Faced with cost hikes, the state opted to preserve the $36 per month fee for the 39,000 residents already enrolled in the main program and shift the burden to those on the waiting list, who have been allowed to purchase the same coverage at a higher cost since the program's inception in 2002.

Because the waiting list members buy insurance on a month-to-month basis, many do so only when they are sick, thus adversely affecting the risk pool and increasing costs. But hiking costs for this group, which includes individuals who make less than half of the federal poverty level--or about $21,672--will likely only make matters worse, the state insurance commissioner, Joel Ario, admitted to the New York Times. As more people drop the program and cause costs to rise further, it "is likely to send us into a death spiral," he said.
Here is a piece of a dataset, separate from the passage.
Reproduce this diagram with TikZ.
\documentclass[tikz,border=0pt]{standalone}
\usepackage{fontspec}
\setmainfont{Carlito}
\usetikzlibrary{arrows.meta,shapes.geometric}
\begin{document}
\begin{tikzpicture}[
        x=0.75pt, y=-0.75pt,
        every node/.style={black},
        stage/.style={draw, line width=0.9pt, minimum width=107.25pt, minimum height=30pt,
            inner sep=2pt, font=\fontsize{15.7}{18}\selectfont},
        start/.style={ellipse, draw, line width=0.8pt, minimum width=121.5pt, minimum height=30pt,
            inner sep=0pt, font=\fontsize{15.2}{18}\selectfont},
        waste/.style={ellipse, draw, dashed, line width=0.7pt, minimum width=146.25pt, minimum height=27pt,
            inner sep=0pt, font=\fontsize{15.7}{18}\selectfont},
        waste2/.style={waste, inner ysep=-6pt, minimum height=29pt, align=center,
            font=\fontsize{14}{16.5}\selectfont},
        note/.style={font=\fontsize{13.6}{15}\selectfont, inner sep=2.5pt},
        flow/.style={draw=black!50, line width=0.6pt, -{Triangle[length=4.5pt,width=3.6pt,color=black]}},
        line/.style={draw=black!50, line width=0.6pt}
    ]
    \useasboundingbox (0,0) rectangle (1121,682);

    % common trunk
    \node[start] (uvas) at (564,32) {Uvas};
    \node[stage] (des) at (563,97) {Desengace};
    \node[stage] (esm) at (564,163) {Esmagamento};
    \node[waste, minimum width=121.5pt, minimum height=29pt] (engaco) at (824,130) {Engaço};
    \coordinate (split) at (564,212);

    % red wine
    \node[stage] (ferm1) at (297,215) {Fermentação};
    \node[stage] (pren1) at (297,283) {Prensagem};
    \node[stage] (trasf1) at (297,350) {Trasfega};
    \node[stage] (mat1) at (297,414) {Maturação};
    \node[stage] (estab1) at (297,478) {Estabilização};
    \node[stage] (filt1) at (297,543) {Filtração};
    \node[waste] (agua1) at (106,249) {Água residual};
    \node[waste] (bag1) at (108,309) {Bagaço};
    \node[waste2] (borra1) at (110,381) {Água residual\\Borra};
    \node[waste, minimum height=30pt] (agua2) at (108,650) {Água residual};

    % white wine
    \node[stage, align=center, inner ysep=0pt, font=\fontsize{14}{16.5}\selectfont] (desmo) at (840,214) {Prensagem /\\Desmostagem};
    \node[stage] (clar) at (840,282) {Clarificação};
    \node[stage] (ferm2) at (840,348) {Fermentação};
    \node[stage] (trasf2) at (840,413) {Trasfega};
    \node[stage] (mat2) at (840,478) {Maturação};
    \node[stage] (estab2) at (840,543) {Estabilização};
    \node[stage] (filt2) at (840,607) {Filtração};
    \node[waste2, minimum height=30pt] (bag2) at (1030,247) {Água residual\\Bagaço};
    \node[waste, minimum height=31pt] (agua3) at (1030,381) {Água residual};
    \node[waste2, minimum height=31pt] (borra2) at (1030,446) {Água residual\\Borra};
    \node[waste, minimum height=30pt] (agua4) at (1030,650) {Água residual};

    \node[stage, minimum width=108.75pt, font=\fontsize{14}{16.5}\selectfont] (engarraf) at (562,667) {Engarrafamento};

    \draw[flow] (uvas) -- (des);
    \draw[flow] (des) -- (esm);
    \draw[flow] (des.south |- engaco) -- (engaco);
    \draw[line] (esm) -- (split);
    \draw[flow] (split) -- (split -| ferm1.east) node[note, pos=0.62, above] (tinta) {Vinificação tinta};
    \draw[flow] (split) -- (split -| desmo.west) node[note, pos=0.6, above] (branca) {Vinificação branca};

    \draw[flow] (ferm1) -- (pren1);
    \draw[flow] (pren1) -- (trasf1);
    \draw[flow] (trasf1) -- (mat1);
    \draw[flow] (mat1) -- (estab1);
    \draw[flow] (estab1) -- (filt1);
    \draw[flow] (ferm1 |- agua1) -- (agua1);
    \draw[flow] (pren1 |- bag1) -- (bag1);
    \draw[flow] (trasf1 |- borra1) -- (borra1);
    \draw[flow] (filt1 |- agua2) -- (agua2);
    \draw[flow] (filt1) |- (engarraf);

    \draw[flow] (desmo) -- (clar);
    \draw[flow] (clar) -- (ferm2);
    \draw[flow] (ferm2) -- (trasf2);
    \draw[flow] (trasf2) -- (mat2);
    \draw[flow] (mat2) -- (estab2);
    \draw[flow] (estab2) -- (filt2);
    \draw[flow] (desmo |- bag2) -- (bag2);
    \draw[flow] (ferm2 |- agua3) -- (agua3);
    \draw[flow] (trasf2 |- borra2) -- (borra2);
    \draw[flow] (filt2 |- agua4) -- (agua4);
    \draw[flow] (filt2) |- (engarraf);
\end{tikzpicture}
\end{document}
Some officials suspect the new rates are part of a tactic to decrease enrollment in the AdultBasic program before the insurers' agreement to help fund it expires at the end of 2010. "Our fear is that the state is being pressured by insurers to raise rates as a way to limit the number of people enrolled in the program," Kristen Dama, a staff lawyer with Community Legal Services of Philadelphia, told the Times. "Then if insurers decide not to continue underwriting the program after Dec. 31 of this year, there will be fewer people enrolled in it that suddenly will lose coverage."

According to Aria, the solution to his state's predicament would be to require nearly all residents to carry insurance, so that costs would be spread more evenly.